[Source code of charts]
# # # # # # #

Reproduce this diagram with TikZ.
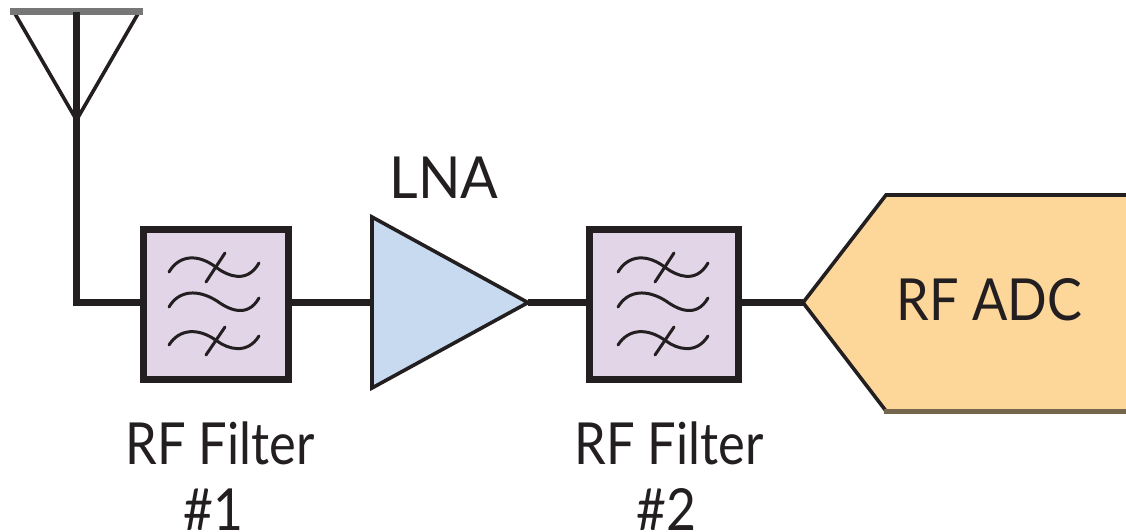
\documentclass[tikz,border=0pt]{standalone}
\usepackage{fontspec}
\setmainfont{Lato}
\newfontfamily\lblF[FakeStretch=0.873]{Lato}
\newfontfamily\lblL[FakeStretch=0.96]{Lato}
\newfontfamily\lblA[FakeStretch=0.90]{Lato}
\newfontfamily\lblN[FakeStretch=0.89]{Lato}
\definecolor{ink}{HTML}{231F20}
\definecolor{lilac}{HTML}{E1D5E7}
\definecolor{lnablue}{HTML}{C7DAF0}
\definecolor{adcorange}{HTML}{FDD699}
\definecolor{bargray}{HTML}{777777}
\definecolor{adcbottom}{HTML}{75664E}
\tikzset{
  wire/.style={draw=ink,line width=6.8pt,line cap=butt,line join=miter},
  filterbox/.style={draw=ink,fill=lilac,line width=7pt,minimum height=150.3pt,inner sep=0pt},
  squiggle/.style={draw=ink,line width=3pt,line cap=round},
  thinedge/.style={draw=ink,line width=3.6pt,line join=miter},
  lbl/.style={text=ink,inner sep=0pt,anchor=base,font=\fontsize{58}{64}\selectfont},
}
\newcommand{\wavesym}[1]{%
  \begin{scope}[shift={(#1)}]
    \draw[squiggle] (-47,-33) .. controls (-37,-50) and (-18,-52) .. (1,-37) .. controls (12,-29) and (31,-21) .. (43,-42);
    \draw[squiggle] (-10,-23) -- (9,-52);
    \draw[squiggle] (-47,2) .. controls (-37,-15) and (-18,-16) .. (1,-4) .. controls (12,4) and (31,14) .. (43,-7);
    \draw[squiggle] (-47,40) .. controls (-37,24) and (-18,22) .. (1,36) .. controls (12,44) and (31,50) .. (43,31);
    \draw[squiggle] (-10,50) -- (9,22);
  \end{scope}}
\begin{document}
\begin{tikzpicture}[x=1pt,y=-1pt]
\useasboundingbox (0,0) rectangle (1126,532);
% antenna
\coordinate (antL) at (14,12);
\coordinate (antR) at (139,12);
\coordinate (antTip) at (76.5,120);
\coordinate (antTop) at (76.5,12);
\coordinate (corner) at (76.5,302.6);
\draw[thinedge] (antL) -- (antTip) -- (antR);
\draw[draw=bargray,line width=6.5pt] (10,11.5) -- (143,11.5);
% blocks
\node[filterbox,minimum width=144.7pt] (f1) at (216,304.7) {};
\node[filterbox,minimum width=149pt] (f2) at (664,304.7) {};
\wavesym{216,305}
\wavesym{665,305}
\coordinate (f1in) at (140,302.6);
\coordinate (f1out) at (292,302.6);
\coordinate (f2in) at (586,302.6);
\coordinate (f2out) at (742,302.6);
\coordinate (lnaA) at (372,217);
\coordinate (lnaB) at (372,388);
\coordinate (lnaTip) at (528,302.6);
\coordinate (lnaIn) at (372,302.6);
\coordinate (adcTip) at (803,302.6);
\draw[wire] (antTop) -- (corner) -- (f1in);
\draw[wire] (f1out) -- (lnaIn);
\draw[wire] (lnaTip) -- (f2in);
\draw[wire] (f2out) -- (adcTip);
\draw[thinedge,fill=lnablue] (lnaA) -- (lnaTip) -- (lnaB) -- cycle;
\fill[adcorange] (adcTip) -- (886,195) -- (1126,195) -- (1126,411) -- (886,411) -- cycle;
\draw[thinedge] (1126,195) -- (886,195) -- (adcTip) -- (886,411);
\draw[draw=adcbottom,line width=5pt] (884,411.5) -- (1126,411.5);
% labels
\node[lbl] (lna) at (444,198) {\lblL LNA};
\node[lbl] (adc) at (989.5,320) {\lblA RF ADC};
\node[lbl] (l1) at (220,464) {\lblF RF Filter};
\node[lbl] (n1) at (213.5,530) {\lblN\#1};
\node[lbl] (l2) at (669,464) {\lblF RF Filter};
\node[lbl] (n2) at (666,530) {\lblN\#2};
\end{tikzpicture}
\end{document}
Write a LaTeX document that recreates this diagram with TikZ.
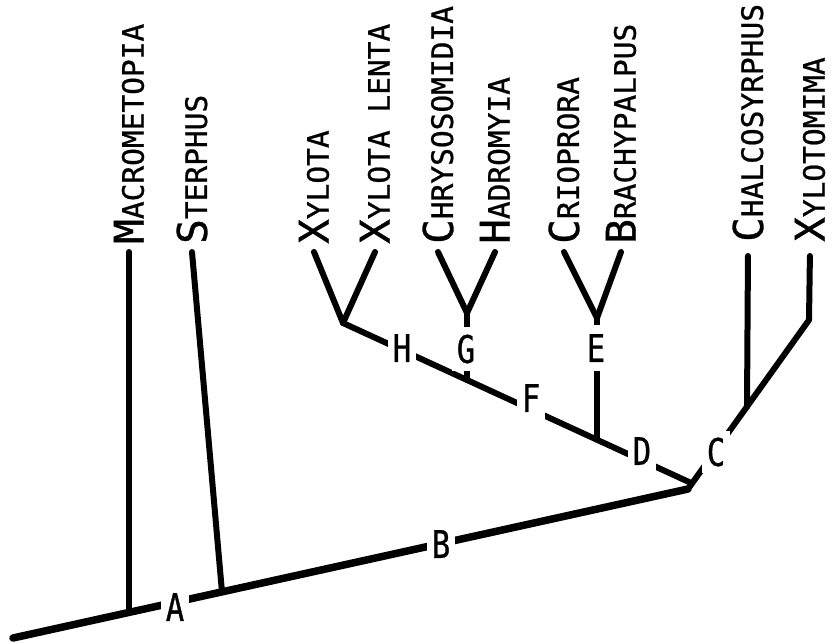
\documentclass[tikz,border=0pt]{standalone}
\usepackage{fontspec}
\newfontfamily\taxonfont{DejaVu Sans Mono}[FakeBold=0.8]
\newfontfamily\cladefont{DejaVu Sans Mono}[FakeStretch=0.8,FakeBold=0.8]
\newcommand{\taxonname}[2]{{\fontsize{41}{41}\selectfont #1}{\fontsize{29.5}{29.5}\selectfont #2}}

\begin{document}
\begin{tikzpicture}[x=1pt,y=-1pt,
  trunk/.style={line width=7.5pt,line cap=round,line join=round},
  branch/.style={line width=6pt,line cap=round,line join=round},
  taxon/.style={rotate=90,anchor=west,inner xsep=8pt,inner ysep=2pt,font=\taxonfont},
  clade/.style={fill=white,inner xsep=5pt,inner ysep=7pt,font={\cladefont\fontsize{38}{38}\selectfont}}]
\useasboundingbox (0,0) rectangle (833,643);
\coordinate (root) at (13,638);
\coordinate (jB) at (688,489);
\coordinate (jMac) at (129,612);
\coordinate (jSte) at (222,592);
\coordinate (bendXt) at (809,320);
\coordinate (jCha) at (747,407);
\coordinate (jD) at (692,483.4);
\coordinate (jXy) at (343,323);
\coordinate (jG) at (467,380);
\coordinate (jE) at (597,439.7);
\coordinate (topG) at (467,313);
\coordinate (topE) at (597,318);
\node[taxon] (macro) at (129,252) {\taxonname{M}{ACROMETOPIA}};
\node[taxon] (sterph) at (192,252) {\taxonname{S}{TERPHUS}};
\node[taxon] (xyl) at (314,252) {\taxonname{X}{YLOTA}};
\node[taxon] (xylent) at (375,252) {\taxonname{X}{YLOTA LENTA}};
\node[taxon] (chryso) at (438,252) {\taxonname{C}{HRYSOSOMIDIA}};
\node[taxon] (hadro) at (495,252) {\taxonname{H}{ADROMYIA}};
\node[taxon] (crio) at (564,252) {\taxonname{C}{RIOPRORA}};
\node[taxon] (brachy) at (621,252) {\taxonname{B}{RACHYPALPUS}};
\node[taxon] (chalco) at (748,250) {\taxonname{C}{HALCOSYRPHUS}};
\node[taxon] (xtomima) at (810,250) {\taxonname{X}{YLOTOMIMA}};
\draw[trunk] (root) -- (jB);
\draw[branch] (jMac) -- (macro.west);
\draw[branch] (jSte) -- (sterph.west);
\draw[branch,shorten >=6pt] (jB) -- (bendXt) -- (xtomima.west);
\draw[branch,shorten >=6pt] (jCha) -- (chalco.west);
\draw[branch] (jD) -- (jXy);
\draw[branch] (jXy) -- (xyl.west);
\draw[branch] (jXy) -- (xylent.west);
\draw[branch] (jG) -- (topG);
\draw[branch] (topG) -- (chryso.west);
\draw[branch] (topG) -- (hadro.west);
\draw[branch] (jE) -- (topE);
\draw[branch] (topE) -- (crio.west);
\draw[branch] (topE) -- (brachy.west);
\node[clade] (A) at (175,607) {A};
\node[clade] (B) at (441,544) {B};
\node[clade] (C) at (716,452) {C};
\node[clade] (D) at (642,451) {D};
\node[clade,inner ysep=9pt] (E) at (596,348) {E};
\node[clade] (F) at (531,398) {F};
\node[clade,inner ysep=8pt] (G) at (466,349) {G};
\node[clade] (H) at (402,348) {H};
\end{tikzpicture}
\end{document}
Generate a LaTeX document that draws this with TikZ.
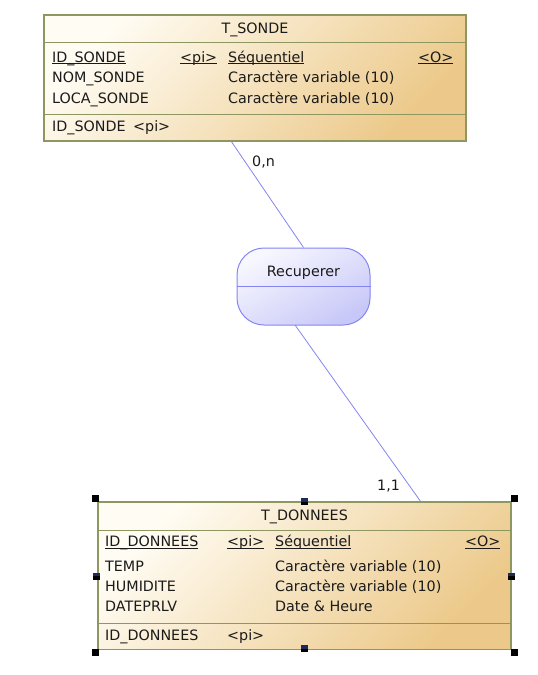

# # # # # # #

SHORT PROBLEM – Can you repeat every record above exactly, apart from the pictures?

TASK OUTPUT –
Reproduce this diagram with TikZ.
\documentclass[tikz,border=0pt]{standalone}
\usepackage{fontspec}
\setmainfont{Lato}
\newfontfamily\lblF[FakeStretch=0.873]{Lato}
\newfontfamily\lblL[FakeStretch=0.96]{Lato}
\newfontfamily\lblA[FakeStretch=0.90]{Lato}
\newfontfamily\lblN[FakeStretch=0.89]{Lato}
\definecolor{ink}{HTML}{231F20}
\definecolor{lilac}{HTML}{E1D5E7}
\definecolor{lnablue}{HTML}{C7DAF0}
\definecolor{adcorange}{HTML}{FDD699}
\definecolor{bargray}{HTML}{777777}
\definecolor{adcbottom}{HTML}{75664E}
\tikzset{
  wire/.style={draw=ink,line width=6.8pt,line cap=butt,line join=miter},
  filterbox/.style={draw=ink,fill=lilac,line width=7pt,minimum height=150.3pt,inner sep=0pt},
  squiggle/.style={draw=ink,line width=3pt,line cap=round},
  thinedge/.style={draw=ink,line width=3.6pt,line join=miter},
  lbl/.style={text=ink,inner sep=0pt,anchor=base,font=\fontsize{58}{64}\selectfont},
}
\newcommand{\wavesym}[1]{%
  \begin{scope}[shift={(#1)}]
    \draw[squiggle] (-47,-33) .. controls (-37,-50) and (-18,-52) .. (1,-37) .. controls (12,-29) and (31,-21) .. (43,-42);
    \draw[squiggle] (-10,-23) -- (9,-52);
    \draw[squiggle] (-47,2) .. controls (-37,-15) and (-18,-16) .. (1,-4) .. controls (12,4) and (31,14) .. (43,-7);
    \draw[squiggle] (-47,40) .. controls (-37,24) and (-18,22) .. (1,36) .. controls (12,44) and (31,50) .. (43,31);
    \draw[squiggle] (-10,50) -- (9,22);
  \end{scope}}
\begin{document}
\begin{tikzpicture}[x=1pt,y=-1pt]
\useasboundingbox (0,0) rectangle (1126,532);
% antenna
\coordinate (antL) at (14,12);
\coordinate (antR) at (139,12);
\coordinate (antTip) at (76.5,120);
\coordinate (antTop) at (76.5,12);
\coordinate (corner) at (76.5,302.6);
\draw[thinedge] (antL) -- (antTip) -- (antR);
\draw[draw=bargray,line width=6.5pt] (10,11.5) -- (143,11.5);
% blocks
\node[filterbox,minimum width=144.7pt] (f1) at (216,304.7) {};
\node[filterbox,minimum width=149pt] (f2) at (664,304.7) {};
\wavesym{216,305}
\wavesym{665,305}
\coordinate (f1in) at (140,302.6);
\coordinate (f1out) at (292,302.6);
\coordinate (f2in) at (586,302.6);
\coordinate (f2out) at (742,302.6);
\coordinate (lnaA) at (372,217);
\coordinate (lnaB) at (372,388);
\coordinate (lnaTip) at (528,302.6);
\coordinate (lnaIn) at (372,302.6);
\coordinate (adcTip) at (803,302.6);
\draw[wire] (antTop) -- (corner) -- (f1in);
\draw[wire] (f1out) -- (lnaIn);
\draw[wire] (lnaTip) -- (f2in);
\draw[wire] (f2out) -- (adcTip);
\draw[thinedge,fill=lnablue] (lnaA) -- (lnaTip) -- (lnaB) -- cycle;
\fill[adcorange] (adcTip) -- (886,195) -- (1126,195) -- (1126,411) -- (886,411) -- cycle;
\draw[thinedge] (1126,195) -- (886,195) -- (adcTip) -- (886,411);
\draw[draw=adcbottom,line width=5pt] (884,411.5) -- (1126,411.5);
% labels
\node[lbl] (lna) at (444,198) {\lblL LNA};
\node[lbl] (adc) at (989.5,320) {\lblA RF ADC};
\node[lbl] (l1) at (220,464) {\lblF RF Filter};
\node[lbl] (n1) at (213.5,530) {\lblN\#1};
\node[lbl] (l2) at (669,464) {\lblF RF Filter};
\node[lbl] (n2) at (666,530) {\lblN\#2};
\end{tikzpicture}
\end{document}
Write a LaTeX document that recreates this diagram with TikZ.
\documentclass[tikz,border=0pt]{standalone}
\usepackage{fontspec}
\newfontfamily\taxonfont{DejaVu Sans Mono}[FakeBold=0.8]
\newfontfamily\cladefont{DejaVu Sans Mono}[FakeStretch=0.8,FakeBold=0.8]
\newcommand{\taxonname}[2]{{\fontsize{41}{41}\selectfont #1}{\fontsize{29.5}{29.5}\selectfont #2}}

\begin{document}
\begin{tikzpicture}[x=1pt,y=-1pt,
  trunk/.style={line width=7.5pt,line cap=round,line join=round},
  branch/.style={line width=6pt,line cap=round,line join=round},
  taxon/.style={rotate=90,anchor=west,inner xsep=8pt,inner ysep=2pt,font=\taxonfont},
  clade/.style={fill=white,inner xsep=5pt,inner ysep=7pt,font={\cladefont\fontsize{38}{38}\selectfont}}]
\useasboundingbox (0,0) rectangle (833,643);
\coordinate (root) at (13,638);
\coordinate (jB) at (688,489);
\coordinate (jMac) at (129,612);
\coordinate (jSte) at (222,592);
\coordinate (bendXt) at (809,320);
\coordinate (jCha) at (747,407);
\coordinate (jD) at (692,483.4);
\coordinate (jXy) at (343,323);
\coordinate (jG) at (467,380);
\coordinate (jE) at (597,439.7);
\coordinate (topG) at (467,313);
\coordinate (topE) at (597,318);
\node[taxon] (macro) at (129,252) {\taxonname{M}{ACROMETOPIA}};
\node[taxon] (sterph) at (192,252) {\taxonname{S}{TERPHUS}};
\node[taxon] (xyl) at (314,252) {\taxonname{X}{YLOTA}};
\node[taxon] (xylent) at (375,252) {\taxonname{X}{YLOTA LENTA}};
\node[taxon] (chryso) at (438,252) {\taxonname{C}{HRYSOSOMIDIA}};
\node[taxon] (hadro) at (495,252) {\taxonname{H}{ADROMYIA}};
\node[taxon] (crio) at (564,252) {\taxonname{C}{RIOPRORA}};
\node[taxon] (brachy) at (621,252) {\taxonname{B}{RACHYPALPUS}};
\node[taxon] (chalco) at (748,250) {\taxonname{C}{HALCOSYRPHUS}};
\node[taxon] (xtomima) at (810,250) {\taxonname{X}{YLOTOMIMA}};
\draw[trunk] (root) -- (jB);
\draw[branch] (jMac) -- (macro.west);
\draw[branch] (jSte) -- (sterph.west);
\draw[branch,shorten >=6pt] (jB) -- (bendXt) -- (xtomima.west);
\draw[branch,shorten >=6pt] (jCha) -- (chalco.west);
\draw[branch] (jD) -- (jXy);
\draw[branch] (jXy) -- (xyl.west);
\draw[branch] (jXy) -- (xylent.west);
\draw[branch] (jG) -- (topG);
\draw[branch] (topG) -- (chryso.west);
\draw[branch] (topG) -- (hadro.west);
\draw[branch] (jE) -- (topE);
\draw[branch] (topE) -- (crio.west);
\draw[branch] (topE) -- (brachy.west);
\node[clade] (A) at (175,607) {A};
\node[clade] (B) at (441,544) {B};
\node[clade] (C) at (716,452) {C};
\node[clade] (D) at (642,451) {D};
\node[clade,inner ysep=9pt] (E) at (596,348) {E};
\node[clade] (F) at (531,398) {F};
\node[clade,inner ysep=8pt] (G) at (466,349) {G};
\node[clade] (H) at (402,348) {H};
\end{tikzpicture}
\end{document}
Generate a LaTeX document that draws this with TikZ.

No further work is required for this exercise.